Skip the pictures. Transcribe the rest of the data below without changing a word.

Given entries
━━━━━━━━━━━━━━━━━━━━━━━━━━━━━━

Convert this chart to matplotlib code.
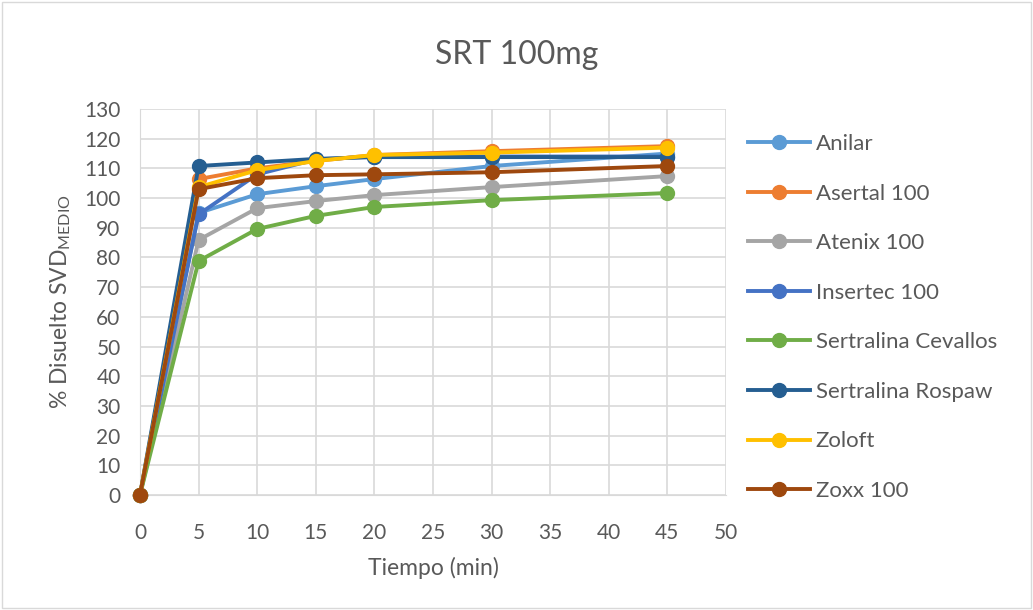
import matplotlib
matplotlib.use("Agg")
import matplotlib.pyplot as plt

plt.rcParams['font.family'] = ['Lato', 'DejaVu Sans']
plt.rcParams['mathtext.fontset'] = 'custom'
plt.rcParams['mathtext.rm'] = 'Lato'

# datos
tiempo = [0, 5, 10, 15, 20, 30, 45]
anilar = [0, 95.0, 101.3, 104.0, 106.4, 110.8, 115.0]
asertal = [0, 106.4, 110.0, 112.5, 114.5, 115.8, 117.5]
atenix = [0, 85.9, 96.6, 99.0, 101.0, 103.7, 107.4]
insertec = [0, 94.5, 108.0, 113.0, 114.0, 114.0, 114.0]
cevallos = [0, 78.8, 89.6, 94.0, 97.0, 99.3, 101.7]
rospaw = [0, 110.8, 112.0, 113.2, 113.8, 113.8, 113.8]
zoloft = [0, 103.7, 109.4, 112.5, 114.5, 115.3, 117.0]
zoxx = [0, 103.0, 106.7, 107.7, 108.0, 108.7, 110.8]

series = [("Anilar", anilar, "#5B9BD5"),
          ("Asertal 100", asertal, "#ED7D31"),
          ("Atenix 100", atenix, "#A5A5A5"),
          ("Insertec 100", insertec, "#4472C4"),
          ("Sertralina Cevallos", cevallos, "#70AD47"),
          ("Sertralina Rospaw", rospaw, "#255E91"),
          ("Zoloft", zoloft, "#FFC000"),
          ("Zoxx 100", zoxx, "#9E480E")]

txt = "#595959"
fig = plt.figure(figsize=(10.33, 6.1), dpi=100)
ax = fig.add_axes([140/1033, 1-495/610, (726-140)/1033, (495-109)/610])

# borde del gráfico
fig.patches.append(plt.Rectangle((0.002, 0.003), 0.996, 0.994, transform=fig.transFigure,
                                 fill=False, edgecolor="#D9D9D9", linewidth=1))

handles = []
for name, vals, c in series:
    h, = ax.plot(tiempo, vals, color=c, lw=2.8, marker="o", markersize=10,
                 markeredgecolor=c, label=name, zorder=3, clip_on=False)
    handles.append(h)

ax.set_xlim(0, 50)
ax.set_ylim(0, 130)
ax.set_xticks(range(0, 51, 5))
ax.set_yticks(range(0, 131, 10))
ax.grid(True, color="#D9D9D9", lw=1.2)
ax.set_axisbelow(True)
for s in ax.spines.values():
    s.set_visible(False)
ax.spines['left'].set_visible(True)
ax.spines['left'].set_color("#D9D9D9")
ax.spines['bottom'].set_visible(True)
ax.spines['bottom'].set_color("#D9D9D9")
ax.tick_params(length=0, labelsize=15, colors=txt)
ax.tick_params(axis='x', pad=20)
ax.tick_params(axis='y', pad=14)

ax.set_xlabel("Tiempo (min)", fontsize=16.5, color=txt, labelpad=10)
ax.set_ylabel(r"% Disuelto SVD$_{\mathregular{MEDIO}}$", fontsize=16.5, color=txt, labelpad=8)
fig.text(0.5, 1-55/610, "SRT 100mg", ha="center", va="center", fontsize=23, color=txt)

fig.legend(handles=handles, loc="upper left", bbox_to_anchor=(728/1033, 1-114/610),
           frameon=False, fontsize=16, labelcolor=txt, handlelength=2.8,
           labelspacing=1.33, handletextpad=0.25)

fig.savefig("out.png", dpi=100)
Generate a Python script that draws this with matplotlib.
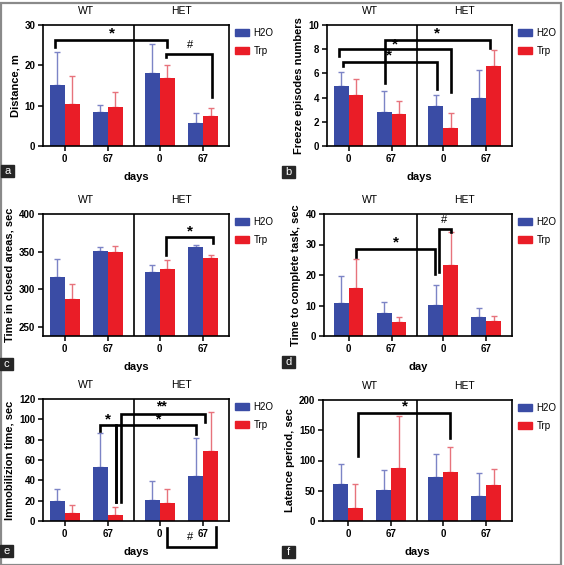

━━━━━━━━━━━━━━━━━━━━━━━━━━━━━━

Final result
Convert this chart to matplotlib code.
import matplotlib
matplotlib.use("Agg")
import matplotlib.pyplot as plt

plt.rcParams['font.family'] = ['Lato', 'DejaVu Sans']
plt.rcParams['mathtext.fontset'] = 'custom'
plt.rcParams['mathtext.rm'] = 'Lato'

# datos
tiempo = [0, 5, 10, 15, 20, 30, 45]
anilar = [0, 95.0, 101.3, 104.0, 106.4, 110.8, 115.0]
asertal = [0, 106.4, 110.0, 112.5, 114.5, 115.8, 117.5]
atenix = [0, 85.9, 96.6, 99.0, 101.0, 103.7, 107.4]
insertec = [0, 94.5, 108.0, 113.0, 114.0, 114.0, 114.0]
cevallos = [0, 78.8, 89.6, 94.0, 97.0, 99.3, 101.7]
rospaw = [0, 110.8, 112.0, 113.2, 113.8, 113.8, 113.8]
zoloft = [0, 103.7, 109.4, 112.5, 114.5, 115.3, 117.0]
zoxx = [0, 103.0, 106.7, 107.7, 108.0, 108.7, 110.8]

series = [("Anilar", anilar, "#5B9BD5"),
          ("Asertal 100", asertal, "#ED7D31"),
          ("Atenix 100", atenix, "#A5A5A5"),
          ("Insertec 100", insertec, "#4472C4"),
          ("Sertralina Cevallos", cevallos, "#70AD47"),
          ("Sertralina Rospaw", rospaw, "#255E91"),
          ("Zoloft", zoloft, "#FFC000"),
          ("Zoxx 100", zoxx, "#9E480E")]

txt = "#595959"
fig = plt.figure(figsize=(10.33, 6.1), dpi=100)
ax = fig.add_axes([140/1033, 1-495/610, (726-140)/1033, (495-109)/610])

# borde del gráfico
fig.patches.append(plt.Rectangle((0.002, 0.003), 0.996, 0.994, transform=fig.transFigure,
                                 fill=False, edgecolor="#D9D9D9", linewidth=1))

handles = []
for name, vals, c in series:
    h, = ax.plot(tiempo, vals, color=c, lw=2.8, marker="o", markersize=10,
                 markeredgecolor=c, label=name, zorder=3, clip_on=False)
    handles.append(h)

ax.set_xlim(0, 50)
ax.set_ylim(0, 130)
ax.set_xticks(range(0, 51, 5))
ax.set_yticks(range(0, 131, 10))
ax.grid(True, color="#D9D9D9", lw=1.2)
ax.set_axisbelow(True)
for s in ax.spines.values():
    s.set_visible(False)
ax.spines['left'].set_visible(True)
ax.spines['left'].set_color("#D9D9D9")
ax.spines['bottom'].set_visible(True)
ax.spines['bottom'].set_color("#D9D9D9")
ax.tick_params(length=0, labelsize=15, colors=txt)
ax.tick_params(axis='x', pad=20)
ax.tick_params(axis='y', pad=14)

ax.set_xlabel("Tiempo (min)", fontsize=16.5, color=txt, labelpad=10)
ax.set_ylabel(r"% Disuelto SVD$_{\mathregular{MEDIO}}$", fontsize=16.5, color=txt, labelpad=8)
fig.text(0.5, 1-55/610, "SRT 100mg", ha="center", va="center", fontsize=23, color=txt)

fig.legend(handles=handles, loc="upper left", bbox_to_anchor=(728/1033, 1-114/610),
           frameon=False, fontsize=16, labelcolor=txt, handlelength=2.8,
           labelspacing=1.33, handletextpad=0.25)

fig.savefig("out.png", dpi=100)
Generate a Python script that draws this with matplotlib.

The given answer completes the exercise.